» OBJECTIVE: Without the pictures, extract every line from the start of the material to the line containing "from matplotlib.transforms import", both ends included.

━━━━━━━━━━━━━━━━

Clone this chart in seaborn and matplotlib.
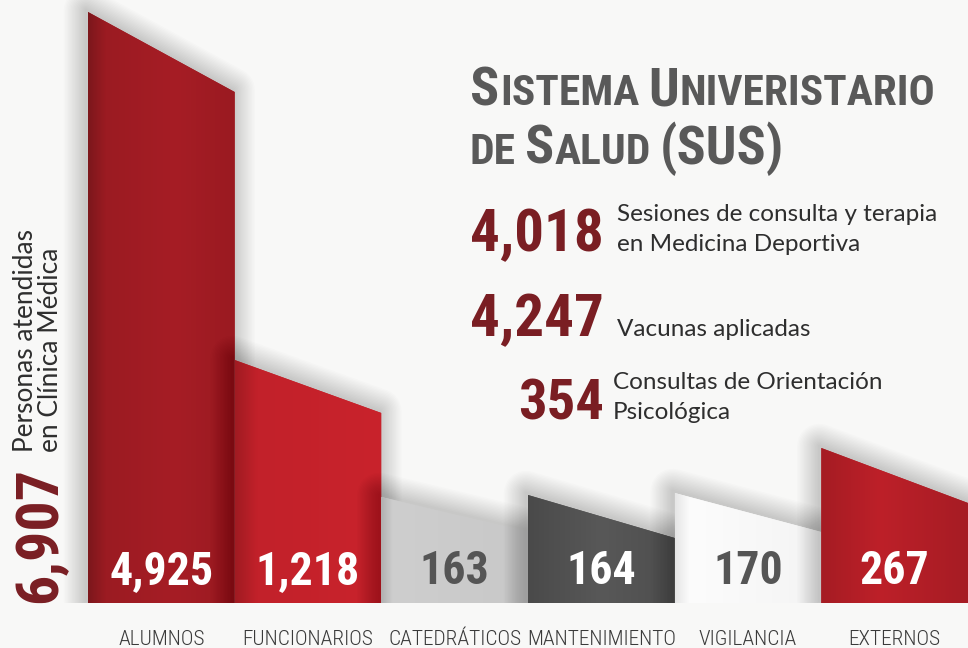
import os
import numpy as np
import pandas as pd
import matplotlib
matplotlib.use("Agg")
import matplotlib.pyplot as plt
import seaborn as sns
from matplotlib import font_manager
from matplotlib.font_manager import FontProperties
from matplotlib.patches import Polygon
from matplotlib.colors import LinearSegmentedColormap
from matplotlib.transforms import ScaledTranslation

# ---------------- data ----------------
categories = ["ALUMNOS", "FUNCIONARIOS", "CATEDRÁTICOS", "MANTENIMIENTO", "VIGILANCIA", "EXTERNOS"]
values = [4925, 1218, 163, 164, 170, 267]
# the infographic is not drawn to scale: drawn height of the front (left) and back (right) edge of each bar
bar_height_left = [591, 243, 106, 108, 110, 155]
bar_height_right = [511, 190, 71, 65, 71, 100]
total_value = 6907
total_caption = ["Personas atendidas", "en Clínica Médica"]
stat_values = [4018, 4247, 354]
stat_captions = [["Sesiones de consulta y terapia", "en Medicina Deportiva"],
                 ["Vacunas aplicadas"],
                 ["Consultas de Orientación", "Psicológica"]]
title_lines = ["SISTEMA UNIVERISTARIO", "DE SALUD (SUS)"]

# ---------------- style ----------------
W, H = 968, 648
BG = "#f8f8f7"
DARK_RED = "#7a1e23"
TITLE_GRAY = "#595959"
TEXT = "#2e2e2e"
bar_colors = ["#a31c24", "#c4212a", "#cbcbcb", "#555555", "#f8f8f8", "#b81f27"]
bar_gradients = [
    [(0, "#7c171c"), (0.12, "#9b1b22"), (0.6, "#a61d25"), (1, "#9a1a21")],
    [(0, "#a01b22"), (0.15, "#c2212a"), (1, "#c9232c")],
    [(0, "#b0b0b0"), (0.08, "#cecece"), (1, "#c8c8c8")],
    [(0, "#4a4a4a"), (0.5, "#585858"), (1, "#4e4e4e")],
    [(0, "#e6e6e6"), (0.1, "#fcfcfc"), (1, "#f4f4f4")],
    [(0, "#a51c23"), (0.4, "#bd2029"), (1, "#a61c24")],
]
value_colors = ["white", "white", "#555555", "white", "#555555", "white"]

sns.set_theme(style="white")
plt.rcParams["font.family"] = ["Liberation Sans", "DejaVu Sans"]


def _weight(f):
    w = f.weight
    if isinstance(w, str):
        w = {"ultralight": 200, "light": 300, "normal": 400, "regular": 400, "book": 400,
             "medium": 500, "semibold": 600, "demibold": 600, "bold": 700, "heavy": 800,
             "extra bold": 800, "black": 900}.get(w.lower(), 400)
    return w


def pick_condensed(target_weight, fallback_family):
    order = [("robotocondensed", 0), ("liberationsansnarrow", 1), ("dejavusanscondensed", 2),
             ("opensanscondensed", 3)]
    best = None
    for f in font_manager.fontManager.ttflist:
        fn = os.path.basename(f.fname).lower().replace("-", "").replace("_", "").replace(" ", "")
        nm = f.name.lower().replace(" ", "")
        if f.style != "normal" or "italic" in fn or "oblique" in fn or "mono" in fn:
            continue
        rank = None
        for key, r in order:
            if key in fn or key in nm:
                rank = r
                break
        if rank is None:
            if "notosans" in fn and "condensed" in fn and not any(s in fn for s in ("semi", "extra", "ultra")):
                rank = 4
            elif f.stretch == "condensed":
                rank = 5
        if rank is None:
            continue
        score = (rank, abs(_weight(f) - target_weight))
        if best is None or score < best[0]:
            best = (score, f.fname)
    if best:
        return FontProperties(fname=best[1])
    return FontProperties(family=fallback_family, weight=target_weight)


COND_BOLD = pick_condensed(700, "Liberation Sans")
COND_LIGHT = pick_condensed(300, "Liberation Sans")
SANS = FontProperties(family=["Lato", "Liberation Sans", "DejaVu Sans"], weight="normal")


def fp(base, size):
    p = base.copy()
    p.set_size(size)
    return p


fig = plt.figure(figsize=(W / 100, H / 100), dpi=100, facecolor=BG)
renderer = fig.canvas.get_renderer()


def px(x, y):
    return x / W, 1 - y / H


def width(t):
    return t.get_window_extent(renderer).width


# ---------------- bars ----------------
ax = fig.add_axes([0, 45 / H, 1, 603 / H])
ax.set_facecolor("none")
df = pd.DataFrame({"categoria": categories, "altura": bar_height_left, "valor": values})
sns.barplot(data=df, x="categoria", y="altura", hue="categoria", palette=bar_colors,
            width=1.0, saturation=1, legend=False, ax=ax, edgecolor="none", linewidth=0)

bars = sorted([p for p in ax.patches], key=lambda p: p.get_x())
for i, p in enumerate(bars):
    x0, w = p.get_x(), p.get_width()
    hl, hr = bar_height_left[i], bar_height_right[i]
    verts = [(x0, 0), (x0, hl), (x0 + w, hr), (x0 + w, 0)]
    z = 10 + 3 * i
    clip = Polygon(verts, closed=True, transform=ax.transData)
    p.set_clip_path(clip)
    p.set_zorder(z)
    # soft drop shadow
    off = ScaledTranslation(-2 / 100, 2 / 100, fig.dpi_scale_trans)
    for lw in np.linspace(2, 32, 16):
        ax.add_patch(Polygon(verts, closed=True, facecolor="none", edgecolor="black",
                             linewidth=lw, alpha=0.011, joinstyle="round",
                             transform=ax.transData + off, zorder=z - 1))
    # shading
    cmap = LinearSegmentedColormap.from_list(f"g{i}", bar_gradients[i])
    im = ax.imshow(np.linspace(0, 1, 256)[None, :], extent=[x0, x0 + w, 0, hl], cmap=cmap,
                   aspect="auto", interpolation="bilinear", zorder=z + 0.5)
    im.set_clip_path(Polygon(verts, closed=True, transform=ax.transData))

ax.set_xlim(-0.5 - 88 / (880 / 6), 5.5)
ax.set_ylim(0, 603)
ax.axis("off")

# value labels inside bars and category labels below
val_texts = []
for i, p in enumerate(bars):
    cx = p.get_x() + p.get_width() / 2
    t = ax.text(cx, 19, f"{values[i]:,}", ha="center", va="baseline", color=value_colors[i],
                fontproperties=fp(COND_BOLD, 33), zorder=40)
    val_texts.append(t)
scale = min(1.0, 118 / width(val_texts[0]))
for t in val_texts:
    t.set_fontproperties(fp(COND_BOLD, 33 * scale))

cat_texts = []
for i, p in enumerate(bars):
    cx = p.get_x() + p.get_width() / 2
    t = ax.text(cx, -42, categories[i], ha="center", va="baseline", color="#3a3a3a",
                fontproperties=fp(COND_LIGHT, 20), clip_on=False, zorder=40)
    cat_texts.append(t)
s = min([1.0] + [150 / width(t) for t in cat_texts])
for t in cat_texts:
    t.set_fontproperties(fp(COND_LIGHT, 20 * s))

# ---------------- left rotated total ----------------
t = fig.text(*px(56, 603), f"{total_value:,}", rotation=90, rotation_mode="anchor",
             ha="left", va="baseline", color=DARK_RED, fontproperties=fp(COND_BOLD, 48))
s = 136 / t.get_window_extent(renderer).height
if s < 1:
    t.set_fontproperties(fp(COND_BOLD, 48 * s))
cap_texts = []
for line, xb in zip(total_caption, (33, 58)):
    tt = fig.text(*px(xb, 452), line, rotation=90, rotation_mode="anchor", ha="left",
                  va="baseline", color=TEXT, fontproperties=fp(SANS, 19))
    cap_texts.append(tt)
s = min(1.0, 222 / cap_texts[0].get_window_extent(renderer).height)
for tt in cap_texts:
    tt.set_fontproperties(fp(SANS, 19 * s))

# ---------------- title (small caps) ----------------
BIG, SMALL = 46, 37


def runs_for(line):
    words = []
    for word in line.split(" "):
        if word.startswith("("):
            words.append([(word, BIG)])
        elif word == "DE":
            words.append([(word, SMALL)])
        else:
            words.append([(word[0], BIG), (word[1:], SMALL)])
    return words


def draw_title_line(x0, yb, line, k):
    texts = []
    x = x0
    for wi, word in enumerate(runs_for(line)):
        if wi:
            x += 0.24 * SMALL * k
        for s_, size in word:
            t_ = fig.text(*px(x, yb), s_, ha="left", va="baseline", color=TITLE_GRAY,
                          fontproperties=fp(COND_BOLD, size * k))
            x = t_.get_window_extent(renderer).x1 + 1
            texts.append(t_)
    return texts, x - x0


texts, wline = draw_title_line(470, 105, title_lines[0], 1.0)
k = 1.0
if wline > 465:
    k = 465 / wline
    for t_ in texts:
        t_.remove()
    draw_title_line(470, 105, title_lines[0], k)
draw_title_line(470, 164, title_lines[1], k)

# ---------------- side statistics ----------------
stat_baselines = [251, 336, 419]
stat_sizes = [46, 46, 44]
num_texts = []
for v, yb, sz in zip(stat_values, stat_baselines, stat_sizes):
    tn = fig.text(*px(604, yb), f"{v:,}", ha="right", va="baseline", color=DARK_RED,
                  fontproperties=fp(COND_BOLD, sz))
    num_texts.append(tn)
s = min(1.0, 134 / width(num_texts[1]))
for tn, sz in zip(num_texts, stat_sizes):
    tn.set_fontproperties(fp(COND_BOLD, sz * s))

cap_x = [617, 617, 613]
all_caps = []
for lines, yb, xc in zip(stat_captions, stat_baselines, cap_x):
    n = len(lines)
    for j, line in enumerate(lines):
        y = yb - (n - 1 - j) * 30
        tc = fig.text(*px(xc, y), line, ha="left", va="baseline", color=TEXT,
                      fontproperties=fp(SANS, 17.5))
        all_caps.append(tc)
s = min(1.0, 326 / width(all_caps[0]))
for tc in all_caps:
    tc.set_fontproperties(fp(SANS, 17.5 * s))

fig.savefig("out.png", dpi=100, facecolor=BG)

━━━━━━━━━━━━━━━━

» THE SOLUTION:
Clone this chart in seaborn and matplotlib.
import os
import numpy as np
import pandas as pd
import matplotlib
matplotlib.use("Agg")
import matplotlib.pyplot as plt
import seaborn as sns
from matplotlib import font_manager
from matplotlib.font_manager import FontProperties
from matplotlib.patches import Polygon
from matplotlib.colors import LinearSegmentedColormap
from matplotlib.transforms import ScaledTranslation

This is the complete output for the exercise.